I was just today considering buying one of the "five minute bread" books. There are at least two out there . . . how do these compare to "My Bread?"

Sunday Cook said...

HI Stefan, Eric and Cathy!

Boys - I like the Artisan bread in Five Minutes books too (Eric, the BBA is crazy-great, as I'm sure you've found out by now).

Stefan - I see the 5 min books and this one as good partners. Lahey's breads ares super crusty and need a dutch oven - the recipes are pretty much the same formula with a few ingredients swapped in and out. Not a strong-sounding endorsement, but I do love this book.

the 5 min series is friendlier and a little more accessible. There are some really great recipes in it, and they also focus on keeping that dough going in your fridge for up to a week - which Lahey does not focus on.

Stefan Jones said...

Ordered the book.

I'm going to start looking for a dutch oven at Goodwill.

molly said...

Wow. WOW. I've been following this technique since it came out, and just checked Lahey's book out of the library. But something about your photos make it looks more revolutionary still. Need to get a batch of dough gluten-izing...

Stefan Jones said...

Here's an equipment question for those who have used this technique:

What sort of dutch oven should I go for?

There's a "camping style" which is really heavy cast metal, relatively small inside.

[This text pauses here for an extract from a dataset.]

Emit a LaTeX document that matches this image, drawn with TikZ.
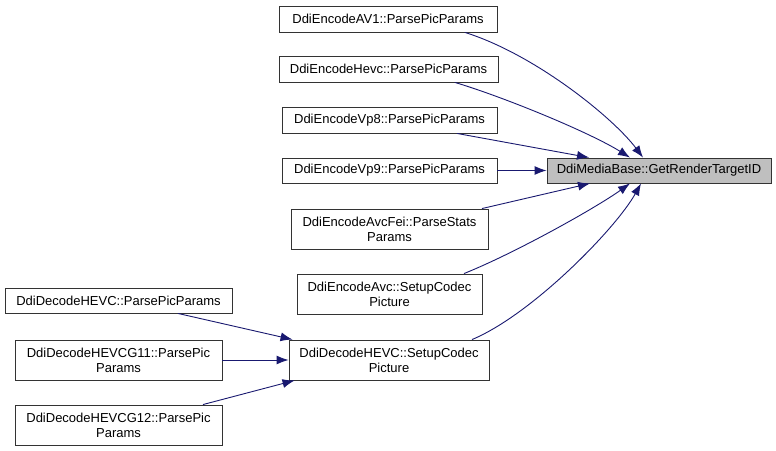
\documentclass[tikz,border=0pt]{standalone}
\usepackage{fontspec}
\setmainfont{Liberation Sans}
\usetikzlibrary{arrows.meta}
\definecolor{edgec}{HTML}{191970}
\definecolor{targetfill}{HTML}{BFBFBF}
\begin{document}
\begin{tikzpicture}[x=1bp,y=-1bp,
  box/.style={draw=black!80,line width=0.9bp,fill=white,inner sep=0pt,align=center,
    font=\fontsize{13bp}{15bp}\selectfont},
  edge/.style={draw=edgec,line width=0.9bp,-{Latex[length=12bp,width=9bp]}}]
\useasboundingbox[fill=white] (0,0) rectangle (776,451);
\node[box,minimum width=218bp,minimum height=26bp] (av1) at (388,19) {DdiEncodeAV1::ParsePicParams};
\node[box,minimum width=219bp,minimum height=26bp] (hevc) at (388.5,69) {DdiEncodeHevc::ParsePicParams};
\node[box,minimum width=215bp,minimum height=26bp] (vp8) at (389.5,120) {DdiEncodeVp8::ParsePicParams};
\node[box,minimum width=215bp,minimum height=25bp] (vp9) at (389.5,170.5) {DdiEncodeVp9::ParsePicParams};
\node[box,minimum width=197bp,minimum height=40bp] (fei) at (389.5,229) {DdiEncodeAvcFei::ParseStats\\Params};
\node[box,minimum width=185bp,minimum height=40bp] (avc) at (389.5,294) {DdiEncodeAvc::SetupCodec\\Picture};
\node[box,minimum width=200bp,minimum height=40bp] (dsetup) at (389,360) {DdiDecodeHEVC::SetupCodec\\Picture};
\node[box,fill=targetfill,minimum width=224bp,minimum height=25bp] (target) at (659,170.5) {DdiMediaBase::GetRenderTargetID};
\node[box,minimum width=227bp,minimum height=25bp] (dparse) at (118.5,300.5) {DdiDecodeHEVC::ParsePicParams};
\node[box,minimum width=207bp,minimum height=40bp] (g11) at (118.5,360) {DdiDecodeHEVCG11::ParsePic\\Params};
\node[box,minimum width=207bp,minimum height=40bp] (g12) at (118.5,425) {DdiDecodeHEVCG12::ParsePic\\Params};

\draw[edge] ([xshift=77bp]av1.south) .. controls +(70,22) and +(-30,-40) .. ([xshift=-16bp]target.north);
\draw[edge] ([xshift=66.5bp]hevc.south) .. controls +(50,15) and +(-40,-25) .. ([xshift=-29bp]target.north);
\draw[edge] ([xshift=67.5bp]vp8.south) -- ([xshift=-70bp]target.north);
\draw[edge] (vp9.east) -- (target.west);
\draw[edge] ([xshift=92.5bp]fei.north) -- ([xshift=-69bp]target.south);
\draw[edge] ([xshift=74.5bp]avc.north) .. controls +(50,-20) and +(-35,25) .. ([xshift=-29bp]target.south);
\draw[edge] ([xshift=83bp]dsetup.north) .. controls +(60,-25) and +(-25,45) .. ([xshift=-18bp]target.south);
\draw[edge] ([xshift=59.5bp]dparse.south) -- ([xshift=4bp]dsetup.north west);
\draw[edge] (g11.east) -- (dsetup.west);
\draw[edge] ([xshift=84.5bp]g12.north) -- ([xshift=6bp]dsetup.south west);
\end{tikzpicture}
\end{document}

Then there's the enameled sort which Mary seems to be using.

I've seen the former type more often at thrift stores . . . or perhaps I really wasn't paying attention and didn't even notice the enameled type.

Sunday Cook said...

Stefan, Volume is really the issue here. Cast-iron or enameled will both work fine (enameled is just cast-iron with a fancy lining on it).

Ideally you want 4.5-5 qts capacity to have enough room for oven spring. I have used both enameled Dutch ovens and a deep cast iron skillet (the bottom calls it a chicken fryer) with another skillet turned over the top like a lid.

If the iron ones you're seeing are fairly shallow (like <3" you should be ok if they're wide (like 10" or so). And if you';re using a scale to measure your flour (you are right?), you can easily scale the recipe down by 25% or so to fit a smaller pot.